* BEGIN Supplied data *

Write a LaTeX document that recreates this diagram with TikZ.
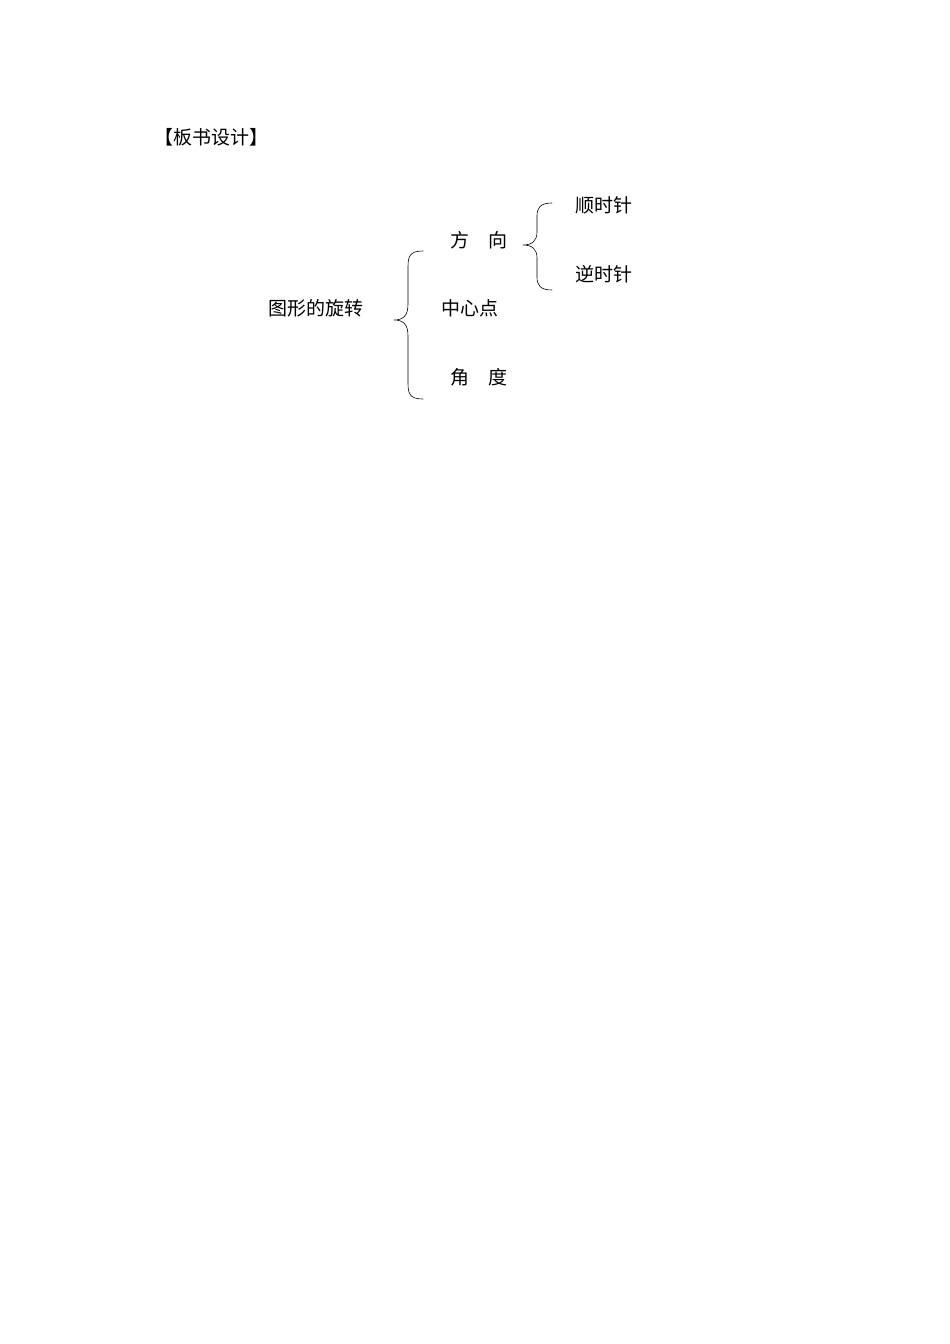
\documentclass[tikz,border=0pt]{standalone}
\usepackage{fontspec}
\newfontfamily\cjk{Noto Sans CJK SC}
\begin{document}
\begin{tikzpicture}[x=1pt, y=-1pt, line join = round, line cap = round, semithick,
  every node/.style={inner sep=0pt, anchor=base west, font=\cjk\fontsize{19}{19}\selectfont}]
				\useasboundingbox (0,0) rectangle (950,1344);
				% title
				\node (title) at (154,144) {【板书设计】};
				% items
				\node (rot)   at (268,315) {图形的旋转};
				\node (dir)   at (450,247) {方　向};
				\node (ctr)   at (441,315) {中心点};
				\node (ang)   at (450,384) {角　度};
				\node (cw)    at (575,212) {顺时针};
				\node (ccw)   at (575,281) {逆时针};
				% big brace
				\pgfmathsetmacro\r{16};
				\draw (423,251) .. controls (410,251) and (408,256) .. (408,251+\r) -- (408,320-\r)
				      .. controls (408,316) and (403,320) .. (394,320) .. controls (403,320) and (408,324) .. (408,320+\r)
				      -- (408,399-\r) .. controls (408,394) and (410,399) .. (423,399);
				% small brace
				\pgfmathsetmacro\s{13};
				\draw (552,203) .. controls (540,203) and (537,208) .. (537,203+\s) -- (537,245-\s)
				      .. controls (537,241) and (532,245) .. (523,245) .. controls (532,245) and (537,249) .. (537,245+\s)
				      -- (537,290-\s) .. controls (537,285) and (540,290) .. (552,290);
\end{tikzpicture}
\end{document}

* END Supplied data *

Exercise task: Your task is an exact transcription of all the data, minus the pictures.

Written solution:
Write a LaTeX document that recreates this diagram with TikZ.
\documentclass[tikz,border=0pt]{standalone}
\usepackage{fontspec}
\newfontfamily\cjk{Noto Sans CJK SC}
\begin{document}
\begin{tikzpicture}[x=1pt, y=-1pt, line join = round, line cap = round, semithick,
  every node/.style={inner sep=0pt, anchor=base west, font=\cjk\fontsize{19}{19}\selectfont}]
				\useasboundingbox (0,0) rectangle (950,1344);
				% title
				\node (title) at (154,144) {【板书设计】};
				% items
				\node (rot)   at (268,315) {图形的旋转};
				\node (dir)   at (450,247) {方　向};
				\node (ctr)   at (441,315) {中心点};
				\node (ang)   at (450,384) {角　度};
				\node (cw)    at (575,212) {顺时针};
				\node (ccw)   at (575,281) {逆时针};
				% big brace
				\pgfmathsetmacro\r{16};
				\draw (423,251) .. controls (410,251) and (408,256) .. (408,251+\r) -- (408,320-\r)
				      .. controls (408,316) and (403,320) .. (394,320) .. controls (403,320) and (408,324) .. (408,320+\r)
				      -- (408,399-\r) .. controls (408,394) and (410,399) .. (423,399);
				% small brace
				\pgfmathsetmacro\s{13};
				\draw (552,203) .. controls (540,203) and (537,208) .. (537,203+\s) -- (537,245-\s)
				      .. controls (537,241) and (532,245) .. (523,245) .. controls (532,245) and (537,249) .. (537,245+\s)
				      -- (537,290-\s) .. controls (537,285) and (540,290) .. (552,290);
\end{tikzpicture}
\end{document}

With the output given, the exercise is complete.